# AIM
Filter the entries below, keeping only lines with the word "Apache".

# DATASET ROWS
___
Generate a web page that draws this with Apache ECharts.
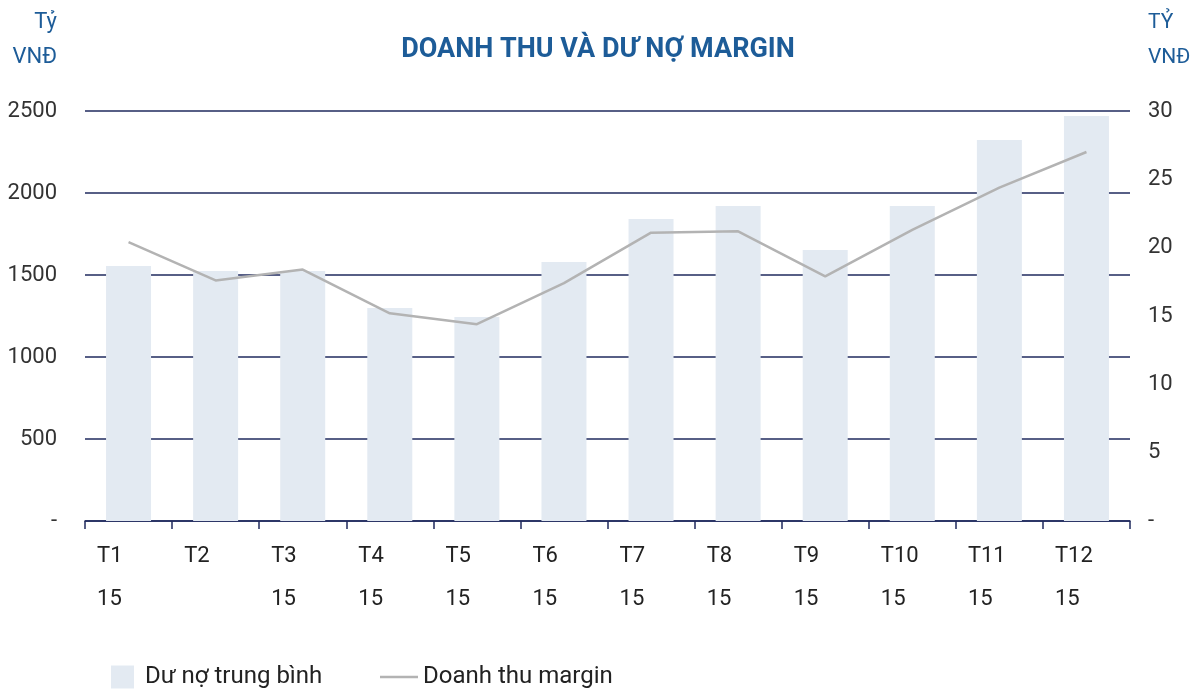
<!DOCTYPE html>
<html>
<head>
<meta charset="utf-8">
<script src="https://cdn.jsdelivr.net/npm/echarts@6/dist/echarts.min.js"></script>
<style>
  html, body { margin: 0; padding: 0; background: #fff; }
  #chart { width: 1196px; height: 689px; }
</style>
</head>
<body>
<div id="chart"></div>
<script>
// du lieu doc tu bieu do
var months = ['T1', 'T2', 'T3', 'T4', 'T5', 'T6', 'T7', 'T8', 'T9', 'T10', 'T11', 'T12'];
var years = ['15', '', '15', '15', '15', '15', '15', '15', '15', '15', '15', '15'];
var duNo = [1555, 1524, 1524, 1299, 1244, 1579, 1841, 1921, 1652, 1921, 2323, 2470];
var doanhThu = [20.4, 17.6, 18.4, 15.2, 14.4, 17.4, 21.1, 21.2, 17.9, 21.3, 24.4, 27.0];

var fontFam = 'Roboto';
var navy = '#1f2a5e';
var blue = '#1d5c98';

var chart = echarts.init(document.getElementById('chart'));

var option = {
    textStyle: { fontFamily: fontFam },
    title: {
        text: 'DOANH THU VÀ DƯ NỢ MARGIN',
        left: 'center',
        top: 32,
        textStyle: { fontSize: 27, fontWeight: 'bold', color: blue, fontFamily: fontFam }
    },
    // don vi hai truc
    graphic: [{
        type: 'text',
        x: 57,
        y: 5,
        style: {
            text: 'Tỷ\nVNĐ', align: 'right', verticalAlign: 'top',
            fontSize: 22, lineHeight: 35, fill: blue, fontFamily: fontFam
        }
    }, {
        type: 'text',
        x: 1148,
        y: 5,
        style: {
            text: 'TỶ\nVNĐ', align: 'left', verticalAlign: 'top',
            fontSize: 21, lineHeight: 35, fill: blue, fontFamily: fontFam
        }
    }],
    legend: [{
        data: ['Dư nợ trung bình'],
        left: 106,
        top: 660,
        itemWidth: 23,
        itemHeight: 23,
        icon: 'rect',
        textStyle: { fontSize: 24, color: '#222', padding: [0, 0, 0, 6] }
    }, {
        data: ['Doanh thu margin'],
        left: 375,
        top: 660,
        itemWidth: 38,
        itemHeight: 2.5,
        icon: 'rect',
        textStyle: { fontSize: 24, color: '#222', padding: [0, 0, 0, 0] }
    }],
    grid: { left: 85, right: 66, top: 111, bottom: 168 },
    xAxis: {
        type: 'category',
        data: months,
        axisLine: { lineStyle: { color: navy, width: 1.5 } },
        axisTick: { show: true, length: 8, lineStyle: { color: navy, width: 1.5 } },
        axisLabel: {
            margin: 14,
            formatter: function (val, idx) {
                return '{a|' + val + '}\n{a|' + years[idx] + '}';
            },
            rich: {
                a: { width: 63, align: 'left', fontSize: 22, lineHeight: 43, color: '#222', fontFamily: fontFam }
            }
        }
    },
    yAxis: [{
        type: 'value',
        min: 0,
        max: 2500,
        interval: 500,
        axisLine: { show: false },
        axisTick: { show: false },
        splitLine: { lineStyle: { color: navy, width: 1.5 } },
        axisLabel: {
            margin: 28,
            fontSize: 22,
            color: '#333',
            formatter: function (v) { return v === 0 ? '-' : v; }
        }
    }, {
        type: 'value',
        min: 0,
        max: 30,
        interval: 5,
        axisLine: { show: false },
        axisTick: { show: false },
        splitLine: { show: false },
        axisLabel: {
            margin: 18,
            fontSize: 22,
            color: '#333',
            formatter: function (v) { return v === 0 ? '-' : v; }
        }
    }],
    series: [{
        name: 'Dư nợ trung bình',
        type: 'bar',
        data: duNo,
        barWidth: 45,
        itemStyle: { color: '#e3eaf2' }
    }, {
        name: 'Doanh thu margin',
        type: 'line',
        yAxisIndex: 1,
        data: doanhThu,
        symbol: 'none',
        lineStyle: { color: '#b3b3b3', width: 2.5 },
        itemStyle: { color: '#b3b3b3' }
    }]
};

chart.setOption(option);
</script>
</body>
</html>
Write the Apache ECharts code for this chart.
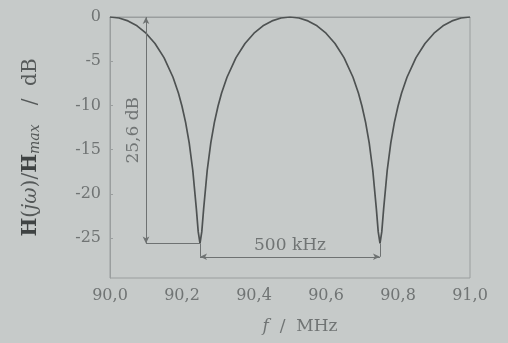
___
# ANSWER IN FULL
Generate a web page that draws this with Apache ECharts.
Write the Apache ECharts code for this chart.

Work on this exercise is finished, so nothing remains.